Home Local News Longtime Madison-area basketball coach James Adams named inaugural head coach of Indiana...

Longtime Madison-area basketball coach James Adams named inaugural head coach of Indiana University-Columbus

James Adams (Photo supplied.)

Longtime Madison-area basketball coach James Adams has been named the first head coach at Indiana University-Columbus.

“It’s a great opportunity to be able to coach at this level,” Adams tells Madison365. “I’m really excited about the opportunity to be able to be their first-ever head men’s basketball coach.”

Indiana University-Purdue University Columbus (IUPUC), located in Columbus, Indiana, is an Indiana University campus and an extension of IUPUI founded in 1970, IUPUC will transition into Indiana University-Columbus by the fall of 2024. IUPUC offers degree programs from both Indiana University and Purdue University.

IUPUC, which competes in the River States Conference in the NAIA (National Association of Intercollegiate Athletics), has built an athletics program to include men’s and women’s cross-country, baseball, softball, volleyball and men’s and women’s soccer. Back in August, Crimson Pride athletics director Zach McClellan announced that they would be growing the program with the addition of men’s and women’s basketball in the winter of 2024-25.

Adams has spent a lifetime coaching basketball players of all ages. He earned Big Eight Conference Coach of the Year honors in 2018 after leading Madison East to a runner-up finish in the league standings. Adams won three consecutive regional titles and guided the Purgolders to back-to-back sectional final appearances. Most recently, Adams was the coach of the Madison Mavericks, Madison’s semi-pro basketball team, and co-head women’s basketball coach for Madison College.

“For at least 30 years I’ve been coaching in Madison — youth, AAU [Boys Basketball], high school and then at Madison College,” Adams says. “I do want to shout out all of the organizations along the way that have helped pave the way for me to get to this level from the Madison East High School to the Madison Spartans, Wisconsin Stars, Madison College, Madison Mavericks, Wisconsin Force, and Madison West High School.

“These are the programs that gave me the opportunity to coach. I wouldn’t be where I am right now. I always like to pay homage to what folks have done for me.”

Adams believes that his immense coaching experience and history will help him with an important part of his new job — recruiting. 

“There is a lot of basketball talent in the state of Indiana so I am looking forward to the recruiting aspect of my job,” Adams says. “It’s similar to recruiting for AAU. I think there is an advantage of coaching at the college level that you can offer some money and they’re playing at the collegiate level.

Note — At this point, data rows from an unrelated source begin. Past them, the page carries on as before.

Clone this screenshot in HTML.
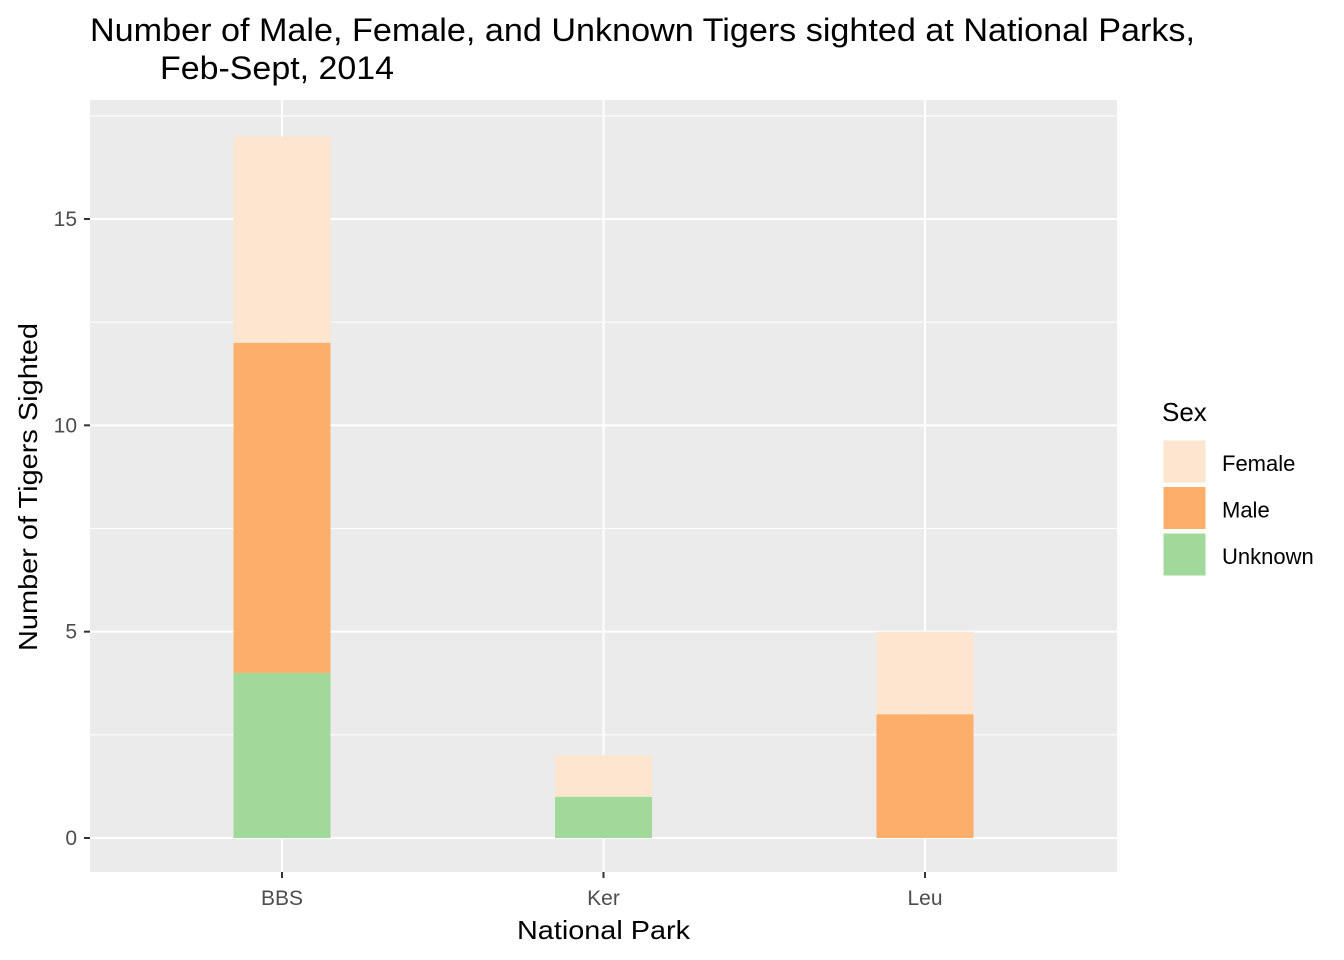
<!DOCTYPE html>
<html><head><meta charset="utf-8"><style>
body{margin:0;background:#fff;}
svg{display:block;font-family:"Liberation Sans",Arial,sans-serif;}
</style></head><body>
<svg id="chart" width="1344" height="960">
<g id="titles">
<text x="90" y="41" font-size="32" fill="#000" textLength="1105" lengthAdjust="spacingAndGlyphs">Number of Male, Female, and Unknown Tigers sighted at National Parks,</text>
<text x="160" y="79" font-size="32" fill="#000" textLength="234" lengthAdjust="spacingAndGlyphs">Feb-Sept, 2014</text>
</g>
<rect x="90" y="100" width="1027" height="772" fill="#EBEBEB"/>
<g id="grid"></g>
<g id="bars"></g>
<g id="axes"></g>
<text x="517" y="939" font-size="26" textLength="173" lengthAdjust="spacingAndGlyphs">National Park</text>
<text transform="translate(37,651) rotate(-90)" font-size="26" textLength="328" lengthAdjust="spacingAndGlyphs">Number of Tigers Sighted</text>
<g id="legend">
<text x="1162" y="421" font-size="26">Sex</text>
</g>
</svg>
<script>
const categories=["BBS","Ker","Leu"];
const seriesNames=["Unknown","Male","Female"];
const unknownVals=[4,1,0];
const maleVals=[8,0,3];
const femaleVals=[5,1,2];
const yTicks=[0,5,10,15];
const colors={Female:"#FDE5CF",Male:"#FDAE6B",Unknown:"#A1D99B"};
const NS="http://www.w3.org/2000/svg";
const y0=838, yUnit=(838-219)/15;
const y=v=>y0-v*yUnit;
const xStart=282, xStep=321.5, barW=97;
const x=i=>xStart+i*xStep;
function mk(tag,attrs,parent){const e=document.createElementNS(NS,tag);for(const k in attrs)e.setAttribute(k,attrs[k]);parent.appendChild(e);return e;}
const grid=document.getElementById('grid'),bars=document.getElementById('bars'),axes=document.getElementById('axes'),legend=document.getElementById('legend');
for(let i=0;i<yTicks.length;i++){const m=yTicks[i]+2.5;const yy=y(m);if(yy>100){const l=mk('line',{x1:90,x2:1117,y1:yy,y2:yy,stroke:'#fff','stroke-width':1},grid);

}}
yTicks.forEach(t=>{const l=mk('line',{x1:90,x2:1117,y1:y(t),y2:y(t),stroke:'#fff','stroke-width':2},grid);


const tk=mk('line',{x1:84,x2:90,y1:y(t),y2:y(t),stroke:'#333','stroke-width':2},axes);


const tx=mk('text',{x:77,y:y(t)+7,'font-size':21,'text-anchor':'end',fill:'#4d4d4d'},axes);tx.textContent=t;

});
categories.forEach((c,i)=>{const l=mk('line',{x1:x(i),x2:x(i),y1:100,y2:872,stroke:'#fff','stroke-width':2},grid);


const tk=mk('line',{x1:x(i),x2:x(i),y1:872,y2:878,stroke:'#333','stroke-width':2},axes);


const tx=mk('text',{x:x(i),y:905,'font-size':21,'text-anchor':'middle',fill:'#4d4d4d'},axes);tx.textContent=c;


let base=0;const vals=[unknownVals[i],maleVals[i],femaleVals[i]];
vals.forEach((v,s)=>{if(v>0){const r=mk('rect',{x:x(i)-barW/2,y:y(base+v),width:barW,height:y(base)-y(base+v),fill:colors[seriesNames[s]]},bars);

}base+=v;});});
["Female","Male","Unknown"].forEach((n,i)=>{const ky=440+i*46.5;
const r=mk('rect',{x:1163,y:ky,width:43,height:43,fill:colors[n],stroke:'#fff','stroke-width':1},legend);


const t=mk('text',{x:1222,y:ky+31,'font-size':22},legend);t.textContent=n;

});
</script>
</body></html>
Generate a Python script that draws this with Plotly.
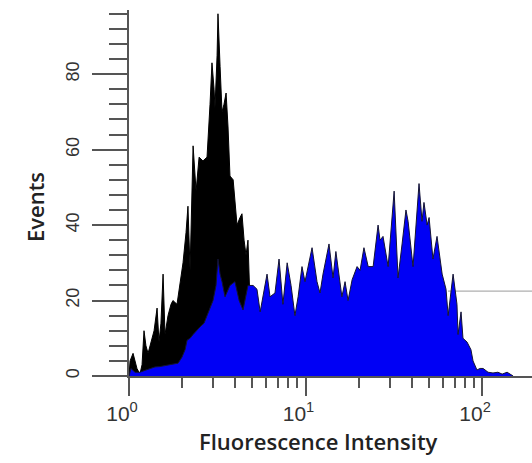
import plotly.graph_objects as go

# log10(fluorescence intensity) positions and event counts
black_log_x = [0.000, 0.006, 0.023, 0.045, 0.062, 0.074, 0.085, 0.096, 0.108, 0.125,
               0.142, 0.159, 0.170, 0.181, 0.193, 0.204, 0.221, 0.238, 0.249, 0.272,
               0.289, 0.306, 0.323, 0.334, 0.346, 0.357, 0.363, 0.380, 0.397, 0.419,
               0.442, 0.459, 0.470, 0.482, 0.487, 0.499, 0.504, 0.516, 0.527, 0.538,
               0.550, 0.561, 0.572, 0.590, 0.600, 0.612, 0.629, 0.640, 0.652, 0.663,
               0.674, 0.685, 0.703, 0.731, 0.771, 0.827, 0.912, 1.025]
black_events = [0, 4, 6, 2, 0.5, 3, 12, 8, 6, 9,
                12, 18, 9, 14, 27, 11, 16, 19, 20, 19,
                25, 30, 38, 45, 28, 48, 61, 49, 58, 57,
                58, 72, 83, 76, 71, 85, 96, 82, 70, 72,
                75, 66, 53, 52, 46, 40, 42, 43, 36, 32,
                36, 20, 15, 12, 8, 5, 2, 0]

blue_log_x = [0.000, 0.011, 0.034, 0.062, 0.091, 0.119, 0.147, 0.175, 0.204, 0.232,
              0.260, 0.278, 0.300, 0.318, 0.329, 0.346, 0.363, 0.380, 0.402, 0.425,
              0.442, 0.459, 0.476, 0.493, 0.504, 0.516, 0.527, 0.544, 0.561, 0.572,
              0.600, 0.624, 0.646, 0.663, 0.674, 0.703, 0.725, 0.743, 0.759, 0.782,
              0.799, 0.827, 0.850, 0.872, 0.896, 0.918, 0.940, 0.958, 0.980, 0.997,
              1.037, 1.065, 1.082, 1.099, 1.133, 1.156, 1.172, 1.206, 1.224, 1.241,
              1.264, 1.292, 1.309, 1.331, 1.355, 1.383, 1.411, 1.422, 1.439, 1.468,
              1.502, 1.524, 1.547, 1.569, 1.581, 1.609, 1.643, 1.660, 1.671, 1.689,
              1.700, 1.722, 1.745, 1.774, 1.796, 1.808, 1.836, 1.858, 1.864, 1.881,
              1.892, 1.915, 1.937, 1.949, 1.971, 1.989, 2.006, 2.034, 2.062, 2.090,
              2.114, 2.142, 2.159, 2.176]
blue_events = [0, 2, 1, 1, 1.5, 2, 2.4, 2.5, 2.8, 3,
               3.2, 3.4, 5, 7, 9.5, 10, 11, 12, 13, 14,
               16, 18, 20, 24, 31, 27, 25, 21, 23, 24,
               25, 20, 17.5, 21, 24, 24, 23, 17, 21, 27,
               21, 22, 31, 19, 30, 24, 16, 21, 29, 25,
               34, 25, 22, 27, 35, 26, 33, 21, 25, 20,
               25.5, 29, 28, 34, 29, 29, 40, 36, 37, 29,
               49, 26, 35, 44, 41, 29, 51, 41, 46, 40,
               42, 31, 37, 27, 23, 16, 27, 19, 11, 17,
               10, 9, 7, 4, 1.6, 2, 2, 1, 0.8, 1,
               0.5, 1, 0.5, 0]

gate_log_x = [1.807, 2.283]
gate_events = [22.5, 22.5]

x_tick_vals = [1, 10, 100]
x_tick_text = ["10<sup>0</sup>", "10<sup>1</sup>", "10<sup>2</sup>"]
x_minor_vals = [2, 3, 4, 5, 6, 7, 8, 9, 20, 30, 40, 50, 60, 70, 80, 90]
y_tick_vals = [0, 20, 40, 60, 80]

x_title = "Fluorescence Intensity"
y_title = "Events"

def to_lin(vals):
    return [10 ** v for v in vals]

fig = go.Figure()
fig.add_trace(go.Scatter(x=to_lin(gate_log_x), y=gate_events, mode="lines",
                         line=dict(color="#9a9a9a", width=1), hoverinfo="skip"))
fig.add_trace(go.Scatter(x=to_lin(black_log_x), y=black_events, mode="lines",
                         fill="tozeroy", fillcolor="#000000",
                         line=dict(color="#000000", width=1)))
fig.add_trace(go.Scatter(x=to_lin(blue_log_x), y=blue_events, mode="lines",
                         fill="tozeroy", fillcolor="#0000f5",
                         line=dict(color="#141432", width=1)))

axis_col = "#555555"
title_font = dict(family="Open Sans", size=22, color="#222222", weight=600)
fig.update_layout(
    width=532, height=463,
    margin=dict(l=129, r=0, t=10, b=87),
    paper_bgcolor="white", plot_bgcolor="white",
    showlegend=False,
    xaxis=dict(
        type="log", range=[0, 2.283],
        showgrid=False, zeroline=False,
        showline=True, linecolor=axis_col, linewidth=2,
        ticks="outside", ticklen=18, tickwidth=2, tickcolor=axis_col,
        tickmode="array", tickvals=x_tick_vals, ticktext=x_tick_text,
        ticklabelshift=-7,
        tickfont=dict(family="Liberation Sans, Arial", size=21, color="#333333"),
        minor=dict(tickmode="array", tickvals=x_minor_vals, ticks="outside",
                   ticklen=10, tickwidth=2, tickcolor=axis_col, showgrid=False),
    ),
    yaxis=dict(
        range=[0, 97],
        showgrid=False, zeroline=False,
        showline=True, linecolor=axis_col, linewidth=2,
        ticks="outside", ticklen=35, tickwidth=2, tickcolor=axis_col,
        tickmode="array", tickvals=y_tick_vals, tickangle=-90,
        ticklabelstandoff=6,
        tickfont=dict(family="Liberation Sans, Arial", size=18, color="#333333"),
        minor=dict(tick0=0, dtick=4, ticks="outside", ticklen=18, tickwidth=2,
                   tickcolor=axis_col, showgrid=False),
    ),
    annotations=[
        dict(text=x_title, xref="paper", yref="paper", x=0.469, y=-0.178,
             xanchor="center", yanchor="middle", showarrow=False, font=title_font),
        dict(text=y_title, xref="paper", yref="paper", x=-0.233, y=0.462,
             xanchor="center", yanchor="middle", showarrow=False, textangle=-90,
             font=title_font),
    ],
)

fig.write_html("out.html")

“A lot of kids do choose institutions because of the academics or because of the great location … so that’s also gonna play a part in the recruitment,” Adams adds. “But when you are in a start-up program, it’s important to just get things off the floor, get things moving, getting a team, developing a culture.”

Indiana University-Columbus is located just south of Indianapolis, just west of Cincinnati and north of Louisville, Kentucky, some large metropolitan areas with a lot of great basketball players. There is a sense of urgency in recruitment being the first year of the program.

“I think that’s why I’ve been hired now to build for next year,” Adams says, mentioning that he will be moving to Indiana in December. “I’m eager to get there to start building.”

Adams says that he will miss Madison and Wisconsin but he plans to keep in contact with the hundreds of players and coaches he has met and mentored over the years.

“Madison has been a platform for me to be able to harvest my skills, and develop a lot of student-athletes in this city and state,” he says. “I will miss the camaraderie with the coaches and the camaraderie with friends and family, obviously, but with technology, there are a lot of different ways to reach out and get in touch with someone.

“When God has a plan for you, you have to answer to this plan. And I feel like it’s his plan. It’s something I’ve been working on for so many years — bettering my education, harnessing my skills, and developing these relationships with student-athletes in the state of Wisconsin. To get to take over a men’s program at a university is something I have been waiting for.”